• _Goal_: Locate the lines of the listing below that hold "this", then copy each of them.

• _Material provided_:

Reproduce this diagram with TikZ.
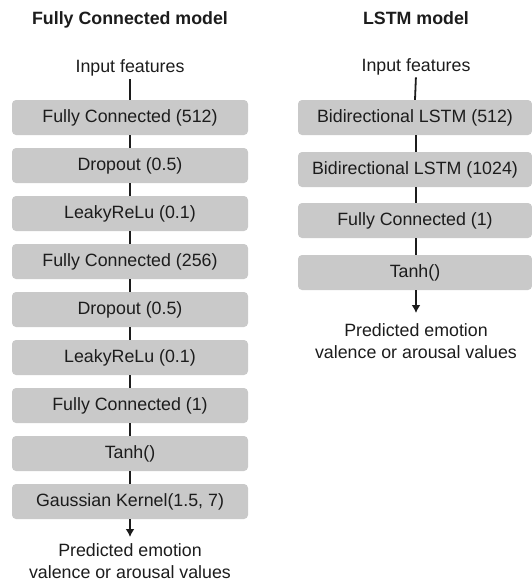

* * *

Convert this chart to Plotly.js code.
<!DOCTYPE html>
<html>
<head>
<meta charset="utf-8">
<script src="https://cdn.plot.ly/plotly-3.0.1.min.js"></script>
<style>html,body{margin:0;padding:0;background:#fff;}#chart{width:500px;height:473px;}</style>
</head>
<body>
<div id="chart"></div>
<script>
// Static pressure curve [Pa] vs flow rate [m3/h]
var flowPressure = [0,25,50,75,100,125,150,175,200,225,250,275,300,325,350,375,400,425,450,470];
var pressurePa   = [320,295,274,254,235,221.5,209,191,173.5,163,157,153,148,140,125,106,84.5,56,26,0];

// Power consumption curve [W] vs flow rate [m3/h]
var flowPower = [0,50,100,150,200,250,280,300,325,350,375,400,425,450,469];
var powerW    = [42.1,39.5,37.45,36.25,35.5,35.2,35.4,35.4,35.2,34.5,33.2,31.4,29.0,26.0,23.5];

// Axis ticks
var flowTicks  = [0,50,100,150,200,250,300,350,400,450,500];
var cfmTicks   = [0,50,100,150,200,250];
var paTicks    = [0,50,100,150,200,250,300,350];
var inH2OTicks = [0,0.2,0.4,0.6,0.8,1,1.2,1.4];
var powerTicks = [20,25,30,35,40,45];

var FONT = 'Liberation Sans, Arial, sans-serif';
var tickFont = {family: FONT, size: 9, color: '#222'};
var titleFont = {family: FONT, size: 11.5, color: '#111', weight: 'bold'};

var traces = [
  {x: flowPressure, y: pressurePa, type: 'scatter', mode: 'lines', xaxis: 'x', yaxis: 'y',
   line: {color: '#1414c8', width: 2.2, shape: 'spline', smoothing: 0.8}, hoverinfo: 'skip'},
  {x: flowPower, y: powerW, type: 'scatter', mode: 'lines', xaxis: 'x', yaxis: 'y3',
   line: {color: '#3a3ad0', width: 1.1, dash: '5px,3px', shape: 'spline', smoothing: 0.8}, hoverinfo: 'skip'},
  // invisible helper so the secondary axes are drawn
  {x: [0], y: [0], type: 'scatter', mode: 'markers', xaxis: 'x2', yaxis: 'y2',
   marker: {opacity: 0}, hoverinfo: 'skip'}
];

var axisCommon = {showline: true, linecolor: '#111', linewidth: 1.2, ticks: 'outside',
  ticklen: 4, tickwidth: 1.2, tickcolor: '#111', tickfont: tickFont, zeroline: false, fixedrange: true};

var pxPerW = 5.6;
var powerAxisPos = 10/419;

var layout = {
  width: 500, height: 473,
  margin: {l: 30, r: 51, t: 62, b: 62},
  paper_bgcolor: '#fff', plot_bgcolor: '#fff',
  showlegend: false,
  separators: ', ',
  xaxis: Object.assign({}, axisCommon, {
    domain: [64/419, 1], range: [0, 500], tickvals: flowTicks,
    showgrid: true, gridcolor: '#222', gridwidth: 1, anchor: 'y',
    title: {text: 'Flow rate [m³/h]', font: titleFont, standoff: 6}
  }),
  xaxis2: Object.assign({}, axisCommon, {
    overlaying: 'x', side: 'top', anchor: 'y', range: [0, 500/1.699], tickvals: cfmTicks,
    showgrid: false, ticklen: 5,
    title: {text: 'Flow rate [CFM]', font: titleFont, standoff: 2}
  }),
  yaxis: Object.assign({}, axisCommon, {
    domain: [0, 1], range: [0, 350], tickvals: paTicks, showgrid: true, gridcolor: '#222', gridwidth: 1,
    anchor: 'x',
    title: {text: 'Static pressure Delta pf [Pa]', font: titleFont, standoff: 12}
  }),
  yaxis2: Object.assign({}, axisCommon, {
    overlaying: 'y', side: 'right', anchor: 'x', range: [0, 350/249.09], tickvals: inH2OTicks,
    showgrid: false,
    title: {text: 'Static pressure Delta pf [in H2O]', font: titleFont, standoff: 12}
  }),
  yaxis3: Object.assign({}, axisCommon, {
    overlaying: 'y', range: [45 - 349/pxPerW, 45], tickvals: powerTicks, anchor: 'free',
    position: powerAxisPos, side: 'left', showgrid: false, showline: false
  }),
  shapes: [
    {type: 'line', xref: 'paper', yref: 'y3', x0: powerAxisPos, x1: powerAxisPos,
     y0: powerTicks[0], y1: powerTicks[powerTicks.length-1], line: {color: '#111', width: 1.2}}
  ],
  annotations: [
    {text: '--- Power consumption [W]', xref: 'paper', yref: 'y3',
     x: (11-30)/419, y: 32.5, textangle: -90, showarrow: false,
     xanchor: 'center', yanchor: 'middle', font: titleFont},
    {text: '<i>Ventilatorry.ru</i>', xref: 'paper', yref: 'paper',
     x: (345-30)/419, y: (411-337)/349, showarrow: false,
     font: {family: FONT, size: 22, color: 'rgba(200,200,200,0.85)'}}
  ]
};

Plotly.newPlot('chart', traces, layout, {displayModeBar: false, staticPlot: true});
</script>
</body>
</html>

• _Exercise result_:
Reproduce this diagram with TikZ.
Convert this chart to Plotly.js code.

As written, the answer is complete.